Within a batch build (for example, a scheduled build or a build from Dataset Preview), one build will use one Spark module per environment in the build. For example, if a scheduled build contains datasets created within multiple Code Workbooks, and these Code Workbooks all use the same environment, the build will use the same Spark module for all jobs. No interactive jobs will be routed to that Spark module.

We recommend using batch builds when the desired outputs are saved as datasets, and you are not running transforms one-by-one to iterate on code. This may include the following cases:

  • You would like to build some long-running transforms in the same workbook or other workbooks using the same interactive Spark module.
  • You want the datasets to be updated on some regular cadence.
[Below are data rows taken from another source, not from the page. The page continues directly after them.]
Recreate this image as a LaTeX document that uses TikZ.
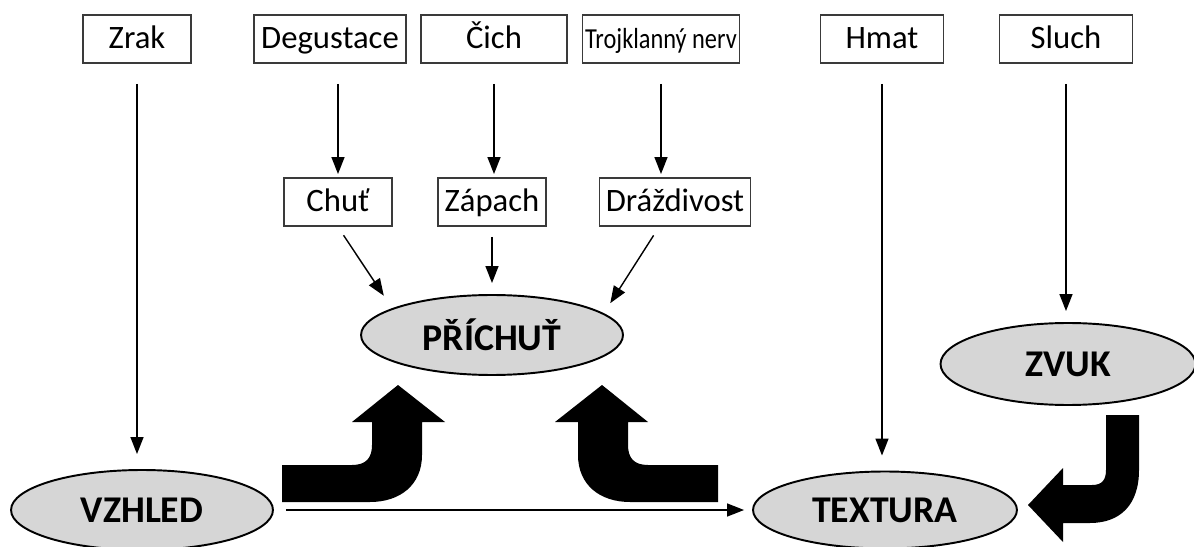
\documentclass[tikz,border=0pt]{standalone}
\usepackage{fontspec}
\setmainfont{Carlito}
\usetikzlibrary{arrows.meta,shapes.geometric}
\definecolor{grey800}{HTML}{3A3A3A}
\definecolor{grey250}{HTML}{D6D6D6}
\tikzset{
  sense/.style  ={draw=grey800, line width=1.1pt, fill=white,
                  minimum height=0.96cm, inner sep=0pt,
                  text height=11.5pt, text depth=0.5pt,
                  font=\fontsize{18.6}{21}\selectfont},
  percept/.style={ellipse, draw=black, line width=1.1pt, fill=grey250,
                  minimum width=5.24cm, minimum height=1.6cm, inner sep=0pt,
                  font=\fontsize{21.5}{25}\selectfont\bfseries},
  ar/.style     ={-{Triangle[length=3.4mm,width=2.6mm]}, line width=0.8pt},
  thickbend/.style={fill=black, draw=none}
}

\begin{document}
\begin{tikzpicture}[x=0.02cm, y=-0.02cm]
\useasboundingbox (0,0) rectangle (1194,547);
% Senses on top, the three chemical ones feed a second row.
\node[sense, minimum width=2.16cm] (zrak)   at (137,39)  {Zrak};
\node[sense, minimum width=3.04cm] (degust) at (330,39)  {Degustace};
\node[sense, minimum width=2.92cm] (cich)   at (494,39)  {Čich};
\node[sense, minimum width=3.14cm,
      font=\fontsize{16.5}{18}\selectfont\addfontfeature{FakeStretch=0.84}]
                                   (trojk)  at (661,39)  {Trojklanný nerv};
\node[sense, minimum width=2.46cm] (hmat)   at (882,39)  {Hmat};
\node[sense, minimum width=2.66cm] (sluch)  at (1066,39) {Sluch};
\node[sense, minimum width=2.16cm] (chut)   at (338,202) {Chuť};
\node[sense, minimum width=2.16cm] (zapach) at (492,202) {Zápach};
\node[sense, minimum width=3.02cm] (drazd)  at (675,202) {Dráždivost};

\node[percept] (prichut) at (492,335) {PŘÍCHUŤ};
\node[percept, minimum width=5.1cm, minimum height=1.64cm]
               (zvuk)    at (1068,364) {ZVUK};
\node[percept] (vzhled)  at (142,510) {VZHLED};
\node[percept, minimum width=5.28cm, minimum height=1.54cm]
               (textura) at (885,510) {TEXTURA};

\draw[ar, shorten <=0.4cm, shorten >=0.3cm]  (zrak.south)  -- (zrak.south |- vzhled.north);
\draw[ar, shorten <=0.4cm, shorten >=0.06cm] (degust.south -| chut.north) -- (chut.north);
\draw[ar, shorten <=0.4cm, shorten >=0.06cm] (cich.south)  -- (cich.south |- zapach.north);
\draw[ar, shorten <=0.4cm, shorten >=0.06cm] (trojk.south) -- (trojk.south |- drazd.north);
\draw[ar, shorten <=0.4cm, shorten >=0.3cm]  (hmat.south)  -- (hmat.south |- textura.north);
\draw[ar, shorten <=0.4cm, shorten >=0.22cm] (sluch.south) -- (sluch.south |- zvuk.north);

\draw[ar, shorten <=0.2cm, shorten >=0.3cm]  (chut.south)   -- (prichut.165);
\draw[ar, shorten <=0.2cm, shorten >=0.22cm] (zapach.south) -- (prichut.north);
\draw[ar, shorten <=0.2cm, shorten >=0.24cm] ([xshift=-0.32cm]drazd.south) -- (prichut.11);
\draw[ar, shorten <=0.24cm, shorten >=0.16cm] (vzhled.east) -- (textura.west);

% Thick bent arrows: vzhled -> prichut, textura -> prichut, zvuk -> textura.
\fill[thickbend] (282,465) -- (352,465) .. controls (366,465) and (372,458) .. (372,445)
  -- (372,422) -- (352,422) -- (398,385) -- (445,422) -- (422,422) -- (422,455)
  .. controls (422,485) and (400,502) .. (370,502) -- (282,502) -- cycle;
\fill[thickbend] (718,465) -- (648,465) .. controls (634,465) and (628,458) .. (628,445)
  -- (628,422) -- (648,422) -- (602,385) -- (555,422) -- (578,422) -- (578,455)
  .. controls (578,485) and (600,502) .. (630,502) -- (718,502) -- cycle;
\fill[thickbend] (1106,415) -- (1139,415) -- (1139,470)
  .. controls (1139,505) and (1120,523) .. (1090,523) -- (1063,523) -- (1063,542)
  -- (1028,505) -- (1063,468) -- (1063,485) -- (1092,485)
  .. controls (1102,485) and (1106,480) .. (1106,470) -- cycle;
\end{tikzpicture}
\end{document}
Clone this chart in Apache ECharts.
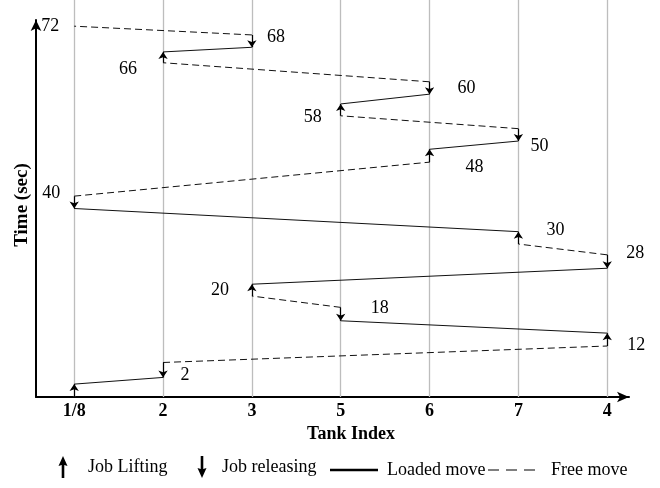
<!DOCTYPE html>
<html><head><meta charset="utf-8">
<script src="https://cdn.jsdelivr.net/npm/echarts@6/dist/echarts.min.js"></script>
<style>html,body{margin:0;padding:0;background:#fff}#chart{width:660px;height:488px}</style>
</head><body><div id="chart"></div>
<script>
// ---------------- data ----------------
const tanks = ['1/8', '2', '3', '5', '6', '7', '4'];

// Job lifting (hoist raises a job at a tank): tank, start time, end time (sec)
const liftTank  = ['1/8', '4', '3', '7', '6', '5', '2'];
const liftStart = [0.0, 9.9, 19.6, 29.7, 45.6, 54.6, 64.9];
const liftEnd   = [2.5, 12.4, 21.9, 32.1, 48.1, 56.9, 67.0];

// Job releasing (hoist lowers the job into a tank)
const releaseTank  = ['2', '5', '4', '1/8', '7', '6', '3'];
const releaseStart = [3.8, 14.8, 25.0, 36.6, 49.7, 58.8, 67.9];
const releaseEnd   = [6.7, 17.4, 27.6, 39.0, 52.1, 61.2, 70.3];

// end of the cycle
const cycleEndTank = '1/8';
const cycleEnd = 72;

// annotated time stamps
const noteTank = ['1/8', '3', '2', '6', '5', '7', '6', '1/8', '7', '4', '3', '5', '4', '2'];
const noteTime = [72, 68, 66, 60, 58, 50, 48, 40, 30, 28, 20, 18, 12, 2];

const seriesNames = ['Job Lifting', 'Job releasing', 'Loaded move', 'Free move'];

// ---------------- layout / style ----------------
const SERIF = 'Liberation Serif';
const noteOffsets = [[-24,0],[24,-10],[-35,12],[37,0],[-28,19],[21,7],[45,17],[-23,2],[37,-12],[28,0],[-32,-4],[39,4],[29,10],[22,-11]];
const Y_MAX = 73.2;
const GRIDLINE_TOP = 77.2;

const xOf = name => tanks.indexOf(name);

const loadedCoords = liftTank.map((t, i) => ({coords: [[xOf(t), liftEnd[i]], [xOf(releaseTank[i]), releaseStart[i]]]}));
const freeCoords = releaseTank.map((t, i) => ({coords: [
  [xOf(t), releaseEnd[i]],
  i < liftTank.length - 1 ? [xOf(liftTank[i + 1]), liftStart[i + 1]] : [xOf(cycleEndTank), cycleEnd]
]}));
const liftCoords = liftTank.map((t, i) => ({coords: [[xOf(t), liftStart[i]], [xOf(t), liftEnd[i]]]}));
const releaseCoords = releaseTank.map((t, i) => ({coords: [[xOf(t), releaseEnd[i]], [xOf(t), releaseStart[i]]]}));
const gridLineCoords = tanks.map((t, i) => ({coords: [[i, 0], [i, GRIDLINE_TOP]]}));

const upArrow = 'path://M4.5,0 L9,10 L5.8,9 L5.8,22 L3.2,22 L3.2,9 L0,10 Z';
const downArrow = 'path://M4.5,22 L9,12 L5.8,13 L5.8,0 L3.2,0 L3.2,13 L0,12 Z';
const solidIcon = 'path://M0,0 H48 V2.5 H0 Z';
const dashIcon = 'path://M0,0 H11 V1.2 H0 Z M18,0 H29 V1.2 H18 Z M36,0 H47 V1.2 H36 Z';

const legendText = {fontFamily: SERIF, fontSize: 18, color: '#000'};
function legendOf(name, icon, left, top, w, h, pad) {
  return {
    data: [{name: name, icon: icon}], left: left, top: top, itemWidth: w, itemHeight: h,
    padding: 0, selectedMode: false, orient: 'horizontal',
    itemStyle: {color: '#000', borderWidth: 0},
    textStyle: Object.assign({padding: pad}, legendText)
  };
}

const chart = echarts.init(document.getElementById('chart'), null, {renderer: 'canvas'});
chart.setOption({
  animation: false,
  backgroundColor: '#fff',
  grid: {left: 36, right: 31, top: 20, bottom: 91, containLabel: false, outerBoundsMode: 'none'},
  legend: [
    legendOf(seriesNames[0], upArrow, 58.5, 456, 9, 22, [4, 0, 0, 15.5]),
    legendOf(seriesNames[1], downArrow, 197.5, 456, 9, 22, [4, 0, 0, 10.5]),
    legendOf(seriesNames[2], solidIcon, 330, 461, 48, 2.5, [0, 0, 0, 4]),
    legendOf(seriesNames[3], dashIcon, 488, 461, 47, 1.2, [0, 0, 0, 11])
  ],
  xAxis: {
    type: 'value', min: -0.43, max: 6.245,
    name: 'Tank Index', nameLocation: 'middle', nameGap: 25,
    nameTextStyle: {fontFamily: SERIF, fontWeight: 'bold', fontSize: 18, color: '#000', padding: [0, 0, 0, 37]},
    axisLine: {show: true, onZero: false, symbol: ['none', 'arrow'], symbolSize: [8, 12], lineStyle: {color: '#000', width: 2}},
    axisTick: {show: false},
    splitLine: {show: false},
    axisLabel: {
      customValues: tanks.map((t, i) => i),
      formatter: v => tanks[Math.round(v)],
      fontFamily: SERIF, fontWeight: 'bold', fontSize: 18, color: '#000', margin: 5
    }
  },
  yAxis: {
    type: 'value', min: 0, max: Y_MAX,
    name: 'Time (sec)', nameLocation: 'middle', nameGap: 4, nameRotate: 90,
    nameTextStyle: {fontFamily: SERIF, fontWeight: 'bold', fontSize: 19, color: '#000', padding: [0, 0, 0, 7]},
    axisLine: {show: true, onZero: false, symbol: ['none', 'arrow'], symbolSize: [8, 11], lineStyle: {color: '#000', width: 2}},
    axisTick: {show: false},
    axisLabel: {show: false},
    splitLine: {show: false}
  },
  series: [
    {
      name: 'tank lines', type: 'lines', coordinateSystem: 'cartesian2d', clip: false, silent: true, z: 1,
      lineStyle: {color: '#bdbdbd', width: 1.3, opacity: 1}, symbol: 'none', data: gridLineCoords
    },
    {
      name: seriesNames[2], type: 'lines', coordinateSystem: 'cartesian2d', z: 3,
      lineStyle: {color: '#111', width: 1, type: 'solid', opacity: 1}, symbol: 'none', data: loadedCoords
    },
    {
      name: seriesNames[3], type: 'lines', coordinateSystem: 'cartesian2d', z: 3,
      lineStyle: {color: '#111', width: 1, type: [7, 4], opacity: 1}, symbol: 'none', data: freeCoords
    },
    {
      name: seriesNames[0], type: 'lines', coordinateSystem: 'cartesian2d', z: 4,
      lineStyle: {color: '#000', width: 1.2, opacity: 1}, symbol: ['none', 'arrow'], symbolSize: 7, data: liftCoords
    },
    {
      name: seriesNames[1], type: 'lines', coordinateSystem: 'cartesian2d', z: 4,
      lineStyle: {color: '#000', width: 1.2, opacity: 1}, symbol: ['none', 'arrow'], symbolSize: 7, data: releaseCoords
    },
    {
      name: 'time notes', type: 'scatter', z: 5, silent: true,
      symbolSize: 1, itemStyle: {color: '#fff', opacity: 0},
      label: {show: true, position: [0.5, 0.5], align: 'center', verticalAlign: 'middle',
              fontFamily: SERIF, fontSize: 18, color: '#000', opacity: 1,
              textBorderWidth: 0, textShadowBlur: 0,
              formatter: p => String(p.value[1])},
      data: noteTank.map((t, i) => ({value: [xOf(t), noteTime[i]], label: {offset: noteOffsets[i]}}))
    }
  ]
});
</script></body></html>
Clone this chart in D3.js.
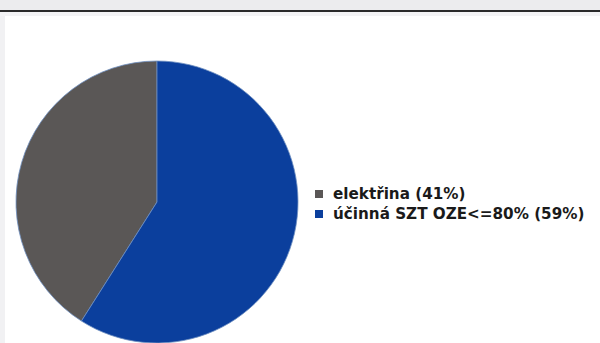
<!DOCTYPE html>
<html><head><meta charset="utf-8">
<script src="https://cdn.jsdelivr.net/npm/d3@7"></script>
<style>html,body{margin:0;padding:0;background:#fff;}svg{display:block;}</style>
</head><body>
<svg id="c" width="600" height="343"></svg>
<script>
const categories = ["elektřina", "účinná SZT OZE<=80%"];
const values = [41, 59];
const colors = ["#5a5756", "#0b3f9d"];

const svg = d3.select("#c");
// scan background header
svg.append("rect").attr("x",0).attr("y",0).attr("width",600).attr("height",10).attr("fill","#ececee");
svg.append("line").attr("x1",0).attr("x2",600).attr("y1",11).attr("y2",11).attr("stroke","#2a2a2a").attr("stroke-width",2.2);
svg.append("rect").attr("x",0).attr("y",12).attr("width",600).attr("height",4).attr("fill","#f3f3f5");
svg.append("rect").attr("x",0).attr("y",16).attr("width",5).attr("height",327).attr("fill","#f1f1f3");

const cx = 157, cy = 202, r = 141;
const data = categories.map((c,i)=>({cat:c, value:values[i], color:colors[i]}));
// blue slice clockwise from top; gray fills the rest
const pie = d3.pie().value(d=>d.value).sort(null)
  .startAngle(-2*Math.PI*values[0]/100).endAngle(2*Math.PI - 2*Math.PI*values[0]/100);
const arcs = pie(data);
const arc = d3.arc().innerRadius(0).outerRadius(r);
svg.append("g").attr("transform",`translate(${cx},${cy})`)
  .selectAll("path").data(arcs).join("path")
  .attr("d",arc).attr("fill",d=>d.data.color)
  .attr("stroke","#6f8fc0").attr("stroke-width",0.8);

const lg = svg.append("g").attr("transform","translate(315,0)");
const rows = lg.selectAll("g").data(data).join("g")
  .attr("transform",(d,i)=>`translate(0,${194 + i*20})`);
rows.append("rect").attr("x",0).attr("y",-4).attr("width",8).attr("height",8).attr("fill",d=>d.color);
rows.append("text").attr("x",18).attr("y",0).attr("dy","0.35em")
  .attr("font-family","DejaVu Sans").attr("font-weight","bold").attr("font-size",15.2)
  .attr("fill","#1a1a1a")
  .text(d=>`${d.cat} (${d.value}%)`);
</script>
</body></html>
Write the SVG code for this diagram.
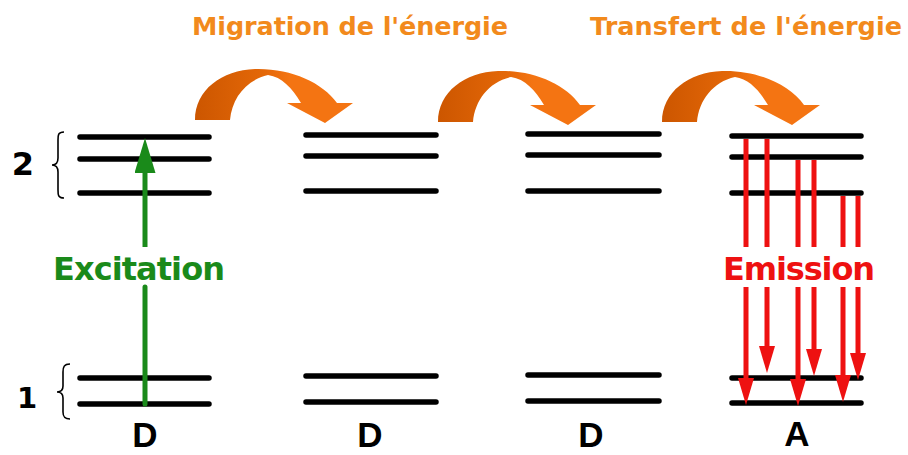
<svg xmlns="http://www.w3.org/2000/svg" width="908" height="455" viewBox="0 0 908 455">
  <style>
    .lvl { stroke: #000; stroke-width: 5.5; stroke-linecap: round; fill: none; }
    .title { font-family: "DejaVu Sans", Verdana, sans-serif; font-weight: bold; font-size: 25.5px; fill: #f28a1c; }
    .big { font-family: "DejaVu Sans", Verdana, sans-serif; font-weight: bold; font-size: 32px; }
    .num { font-family: "DejaVu Sans", Verdana, sans-serif; font-weight: bold; fill: #000; text-anchor: middle; }
    .letter { font-family: "Liberation Sans", Arial, sans-serif; font-weight: bold; font-size: 35px; fill: #000; text-anchor: middle; }
    .brace { stroke: #000; stroke-width: 1.6; fill: none; }
    .exc { stroke: #1a8a1a; stroke-width: 5; fill: none; }
    .emi { stroke: #ee1111; stroke-width: 5; fill: none; marker-end: url(#redHead); }
  </style>
  <defs>
    <linearGradient id="orangeGrad" x1="0" y1="0" x2="1" y2="0">
      <stop offset="0" stop-color="#cc5600"/>
      <stop offset="0.45" stop-color="#e56808"/>
      <stop offset="0.6" stop-color="#f47412"/>
      <stop offset="1" stop-color="#f47412"/>
    </linearGradient>
    <path id="curveArrow" d="M0,0 C0,-30 27,-50 60,-51 C95,-52 127,-38 142,-17 L158,-17 L130,3 L92,-17 L106,-17 C97,-32 87,-43 73,-45 C51,-40 37,-22 35,0 Z" fill="url(#orangeGrad)"/>
    <marker id="redHead" markerUnits="userSpaceOnUse" viewBox="0 0 27 16" markerWidth="27" markerHeight="16" refX="0" refY="8" orient="auto">
      <path d="M0,0 L27,8 L0,16 Z" fill="#ee1111"/>
    </marker>
    <marker id="greenHead" markerUnits="userSpaceOnUse" viewBox="0 0 35 21" markerWidth="35" markerHeight="21" refX="0" refY="10.5" orient="auto">
      <path d="M0,0 L35,10.5 L0,21 Z" fill="#1a8a1a"/>
    </marker>
  </defs>
  <rect width="908" height="455" fill="#fff"/>

  <g id="titles">
    <text class="title" x="192" y="35" textLength="316">Migration de l'énergie</text>
    <text class="title" x="590" y="35" textLength="312">Transfert de l'énergie</text>
  </g>

  <g id="level-labels">
    <text class="num" x="23" y="175" font-size="32">2</text>
    <path class="brace" d="M64,132 C58,132 58,135 58,140 L58,158 C58,162 56,165 52,165 C56,165 58,168 58,172 L58,190 C58,195 58,198 64,198"/>
    <text class="num" x="27" y="408" font-size="29">1</text>
    <path class="brace" d="M70,364 C64,364 63,367 63,372 L63,386 C63,390 61,392 57,392 C61,392 63,394 63,398 L63,412 C63,416 64,419 70,419"/>
  </g>

  <g id="D1">
    <path class="lvl" d="M80,137 H209 M80,159 H209 M80,193 H209 M80,378 H209 M80,404 H209"/>
    <text class="letter" x="145" y="447">D</text>
  </g>
  <g id="D2">
    <path class="lvl" d="M306,135 H436 M306,156 H436 M306,191 H436 M306,376 H436 M306,402 H436"/>
    <text class="letter" x="370" y="447">D</text>
  </g>
  <g id="D3">
    <path class="lvl" d="M528,134 H659 M528,155 H659 M528,191 H659 M528,375 H659 M528,401 H659"/>
    <text class="letter" x="591" y="447">D</text>
  </g>
  <g id="A">
    <path class="lvl" d="M732,136 H861 M732,157 H861 M732,193 H861 M732,378 H861 M732,403 H861"/>
    <text class="letter" x="797" y="446">A</text>
  </g>

  <g id="connectors">
    <use href="#curveArrow" transform="translate(195,120)"/>
    <use href="#curveArrow" transform="translate(438,122)"/>
    <use href="#curveArrow" transform="translate(662,122)"/>

    <g id="excitation">
      <path class="exc" d="M145,404 V287" stroke-linecap="round"/>
      <path class="exc" d="M145,247 V173" marker-end="url(#greenHead)"/>
    </g>

    <g id="emission">
      <path class="emi" d="M746,139 V247 M746,287 V378"/>
      <path class="emi" d="M767,139 V247 M767,287 V346"/>
      <path class="emi" d="M798,160 V247 M798,287 V379"/>
      <path class="emi" d="M814,160 V247 M814,287 V349"/>
      <path class="emi" d="M843,196 V247 M843,287 V375"/>
      <path class="emi" d="M858,196 V247 M858,287 V353"/>
    </g>
  </g>

  <g id="process-labels">
    <text class="big" x="53" y="280" textLength="172" fill="#1a8a1a">Excitation</text>
    <text class="big" x="723" y="280" textLength="152" fill="#ee1111">Emission</text>
  </g>
</svg>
For example, if you'd like to see updated data when there is new input data, or daily at 9AM, you should use a scheduled batch build.

From a workbook, use Open Dataset to view a dataset in Dataset Preview and build using the Build button in the top right of the screen. To build multiple datasets, navigate to the cog at the top of the page, then choose Explore Data Lineage. Then, select the datasets you want to build and choose to build them in the right sidebar.

build_datasets

Alternately, use the same sidebar and click on the calendar icon to set up a recurring schedule to build the datasets. Learn more about setting up schedules.

To tell if a job is being built in batch build or interactive mode, navigate to the Builds application and click on the "Details" button.

details_button

The details will list the ID of the Spark module, and whether isInteractive is true. If true, the job is running in interactive mode. If false, the job is running in batch build mode and does not share a Spark module with any interactive jobs.

details_pane